#### RAW DATA
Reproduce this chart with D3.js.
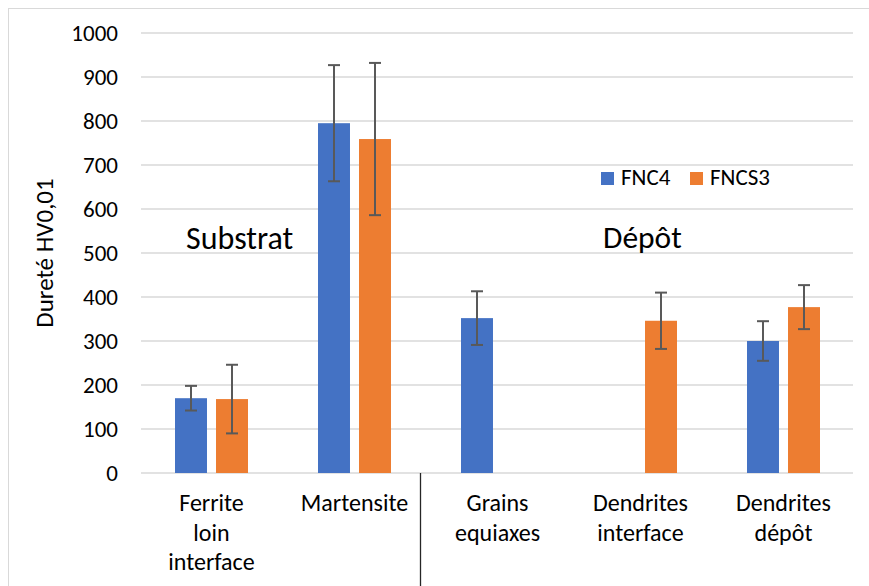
<!DOCTYPE html>
<html>
<head>
<meta charset="utf-8">
<script src="https://cdn.jsdelivr.net/npm/d3@7"></script>
<style>
  body { margin: 0; background: #fff; }
  svg { display: block; font-family: Carlito, Calibri, Lato, sans-serif; }
</style>
</head>
<body>
<svg width="869" height="586"></svg>
<script>
// categories (line breaks as in the picture)
const categories = ["Ferrite\nloin\ninterface", "Martensite", "Grains\nequiaxes", "Dendrites\ninterface", "Dendrites\ndépôt"];
const seriesNames = ["FNC4", "FNCS3"];
const seriesColors = ["#4472C4", "#ED7D31"];
const fnc4 = [170, 795, 352, null, 300];
const fnc4Err = [28, 132, 61, null, 45];
const fncs3 = [168, 759, null, 346, 377];
const fncs3Err = [78, 173, null, 64, 50];
const yTicks = [0, 100, 200, 300, 400, 500, 600, 700, 800, 900, 1000];

const svg = d3.select("svg");

// cadre
svg.append("rect")
    .attr("x", 8.5).attr("y", 8.5)
    .attr("width", 880).attr("height", 600)
    .attr("fill", "none").attr("stroke", "#d9d9d9");

const x0 = d3.scaleBand().domain(categories).range([140, 855]);
const x1 = d3.scaleBand().domain(seriesNames).range([35, 108]).paddingInner(0.22);
const y = d3.scaleLinear().domain([0, 1000]).range([473, 33]);

// grille
svg.append("g").selectAll("line")
    .data(yTicks)
    .enter().append("line")
    .attr("x1", 141).attr("x2", 853)
    .attr("y1", d => y(d)).attr("y2", d => y(d))
    .attr("stroke", "#d9d9d9").attr("stroke-width", 1.5);

// axe Y (étiquettes seulement)
const yAxis = svg.append("g")
    .attr("transform", "translate(118,0)")
    .call(d3.axisLeft(y).tickValues(yTicks).tickFormat(d3.format("d")).tickSize(0).tickPadding(0));
yAxis.select(".domain").remove();
yAxis.selectAll("text")
    .attr("font-size", 23).attr("fill", "#000")
    .style("font-family", "Carlito, Calibri, Lato, sans-serif");

svg.append("text")
    .attr("transform", "translate(53,253) rotate(-90)")
    .attr("text-anchor", "middle")
    .attr("font-size", 25)
    .text("Dureté HV0,01");

// barres
const rows = categories.map((c, i) => ({
    cat: c,
    vals: [
        { s: seriesNames[0], v: fnc4[i], e: fnc4Err[i] },
        { s: seriesNames[1], v: fncs3[i], e: fncs3Err[i] }
    ].filter(d => d.v != null)
}));

const groups = svg.append("g").selectAll("g")
    .data(rows)
    .enter().append("g")
    .attr("transform", d => `translate(${x0(d.cat)},0)`);

groups.selectAll("rect")
    .data(d => d.vals)
    .enter().append("rect")
    .attr("x", d => x1(d.s))
    .attr("width", x1.bandwidth())
    .attr("y", d => y(d.v))
    .attr("height", d => y(0) - y(d.v))
    .attr("fill", d => seriesColors[seriesNames.indexOf(d.s)]);

// barres d'erreur
const err = groups.selectAll("g.err")
    .data(d => d.vals)
    .enter().append("g")
    .attr("class", "err")
    .attr("stroke", "#595959")
    .attr("stroke-width", 2);
err.append("line")
    .attr("x1", d => x1(d.s) + x1.bandwidth() / 2)
    .attr("x2", d => x1(d.s) + x1.bandwidth() / 2)
    .attr("y1", d => y(d.v + d.e))
    .attr("y2", d => y(d.v - d.e));
[1, -1].forEach(k => {
    err.append("line")
        .attr("x1", d => x1(d.s) + x1.bandwidth() / 2 - 6)
        .attr("x2", d => x1(d.s) + x1.bandwidth() / 2 + 6)
        .attr("y1", d => y(d.v + k * d.e))
        .attr("y2", d => y(d.v + k * d.e));
});

// étiquettes de catégories
const catText = svg.append("g").selectAll("text")
    .data(categories)
    .enter().append("text")
    .attr("text-anchor", "middle")
    .attr("font-size", 24)
    .attr("x", d => x0(d) + x0.bandwidth() / 2)
    .attr("y", 511);
catText.selectAll("tspan")
    .data(d => d.split("\n"))
    .enter().append("tspan")
    .attr("x", function() { return this.parentNode.getAttribute("x"); })
    .attr("dy", (d, i) => i === 0 ? 0 : 29.5)
    .text(d => d);

// séparateur
svg.append("line")
    .attr("x1", 420.5).attr("x2", 420.5)
    .attr("y1", 473).attr("y2", 586)
    .attr("stroke", "#262626").attr("stroke-width", 1.3);

// annotations
svg.append("text").attr("x", 186).attr("y", 249).attr("font-size", 32).text("Substrat");
svg.append("text").attr("x", 603).attr("y", 248).attr("font-size", 31.5).text("Dépôt");

// légende
const legendX = [601, 690];
const legend = svg.append("g").selectAll("g")
    .data(seriesNames)
    .enter().append("g")
    .attr("transform", (d, i) => `translate(${legendX[i]},172)`);
legend.append("rect")
    .attr("width", 13).attr("height", 13)
    .attr("fill", (d, i) => seriesColors[i]);
legend.append("text")
    .attr("x", 20).attr("y", 13)
    .attr("font-size", 23)
    .text(d => d);
</script>
</body>
</html>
########
• [WORK INSTRUCTIONS]: Set down the material exactly, every line of it, except for the pictures.

• [SOLVED EXERCISE]:
Reproduce this chart with D3.js.
<!DOCTYPE html>
<html>
<head>
<meta charset="utf-8">
<script src="https://cdn.jsdelivr.net/npm/d3@7"></script>
<style>
  body { margin: 0; background: #fff; }
  svg { display: block; font-family: Carlito, Calibri, Lato, sans-serif; }
</style>
</head>
<body>
<svg width="869" height="586"></svg>
<script>
// categories (line breaks as in the picture)
const categories = ["Ferrite\nloin\ninterface", "Martensite", "Grains\nequiaxes", "Dendrites\ninterface", "Dendrites\ndépôt"];
const seriesNames = ["FNC4", "FNCS3"];
const seriesColors = ["#4472C4", "#ED7D31"];
const fnc4 = [170, 795, 352, null, 300];
const fnc4Err = [28, 132, 61, null, 45];
const fncs3 = [168, 759, null, 346, 377];
const fncs3Err = [78, 173, null, 64, 50];
const yTicks = [0, 100, 200, 300, 400, 500, 600, 700, 800, 900, 1000];

const svg = d3.select("svg");

// cadre
svg.append("rect")
    .attr("x", 8.5).attr("y", 8.5)
    .attr("width", 880).attr("height", 600)
    .attr("fill", "none").attr("stroke", "#d9d9d9");

const x0 = d3.scaleBand().domain(categories).range([140, 855]);
const x1 = d3.scaleBand().domain(seriesNames).range([35, 108]).paddingInner(0.22);
const y = d3.scaleLinear().domain([0, 1000]).range([473, 33]);

// grille
svg.append("g").selectAll("line")
    .data(yTicks)
    .enter().append("line")
    .attr("x1", 141).attr("x2", 853)
    .attr("y1", d => y(d)).attr("y2", d => y(d))
    .attr("stroke", "#d9d9d9").attr("stroke-width", 1.5);

// axe Y (étiquettes seulement)
const yAxis = svg.append("g")
    .attr("transform", "translate(118,0)")
    .call(d3.axisLeft(y).tickValues(yTicks).tickFormat(d3.format("d")).tickSize(0).tickPadding(0));
yAxis.select(".domain").remove();
yAxis.selectAll("text")
    .attr("font-size", 23).attr("fill", "#000")
    .style("font-family", "Carlito, Calibri, Lato, sans-serif");

svg.append("text")
    .attr("transform", "translate(53,253) rotate(-90)")
    .attr("text-anchor", "middle")
    .attr("font-size", 25)
    .text("Dureté HV0,01");

// barres
const rows = categories.map((c, i) => ({
    cat: c,
    vals: [
        { s: seriesNames[0], v: fnc4[i], e: fnc4Err[i] },
        { s: seriesNames[1], v: fncs3[i], e: fncs3Err[i] }
    ].filter(d => d.v != null)
}));

const groups = svg.append("g").selectAll("g")
    .data(rows)
    .enter().append("g")
    .attr("transform", d => `translate(${x0(d.cat)},0)`);

groups.selectAll("rect")
    .data(d => d.vals)
    .enter().append("rect")
    .attr("x", d => x1(d.s))
    .attr("width", x1.bandwidth())
    .attr("y", d => y(d.v))
    .attr("height", d => y(0) - y(d.v))
    .attr("fill", d => seriesColors[seriesNames.indexOf(d.s)]);

// barres d'erreur
const err = groups.selectAll("g.err")
    .data(d => d.vals)
    .enter().append("g")
    .attr("class", "err")
    .attr("stroke", "#595959")
    .attr("stroke-width", 2);
err.append("line")
    .attr("x1", d => x1(d.s) + x1.bandwidth() / 2)
    .attr("x2", d => x1(d.s) + x1.bandwidth() / 2)
    .attr("y1", d => y(d.v + d.e))
    .attr("y2", d => y(d.v - d.e));
[1, -1].forEach(k => {
    err.append("line")
        .attr("x1", d => x1(d.s) + x1.bandwidth() / 2 - 6)
        .attr("x2", d => x1(d.s) + x1.bandwidth() / 2 + 6)
        .attr("y1", d => y(d.v + k * d.e))
        .attr("y2", d => y(d.v + k * d.e));
});

// étiquettes de catégories
const catText = svg.append("g").selectAll("text")
    .data(categories)
    .enter().append("text")
    .attr("text-anchor", "middle")
    .attr("font-size", 24)
    .attr("x", d => x0(d) + x0.bandwidth() / 2)
    .attr("y", 511);
catText.selectAll("tspan")
    .data(d => d.split("\n"))
    .enter().append("tspan")
    .attr("x", function() { return this.parentNode.getAttribute("x"); })
    .attr("dy", (d, i) => i === 0 ? 0 : 29.5)
    .text(d => d);

// séparateur
svg.append("line")
    .attr("x1", 420.5).attr("x2", 420.5)
    .attr("y1", 473).attr("y2", 586)
    .attr("stroke", "#262626").attr("stroke-width", 1.3);

// annotations
svg.append("text").attr("x", 186).attr("y", 249).attr("font-size", 32).text("Substrat");
svg.append("text").attr("x", 603).attr("y", 248).attr("font-size", 31.5).text("Dépôt");

// légende
const legendX = [601, 690];
const legend = svg.append("g").selectAll("g")
    .data(seriesNames)
    .enter().append("g")
    .attr("transform", (d, i) => `translate(${legendX[i]},172)`);
legend.append("rect")
    .attr("width", 13).attr("height", 13)
    .attr("fill", (d, i) => seriesColors[i]);
legend.append("text")
    .attr("x", 20).attr("y", 13)
    .attr("font-size", 23)
    .text(d => d);
</script>
</body>
</html>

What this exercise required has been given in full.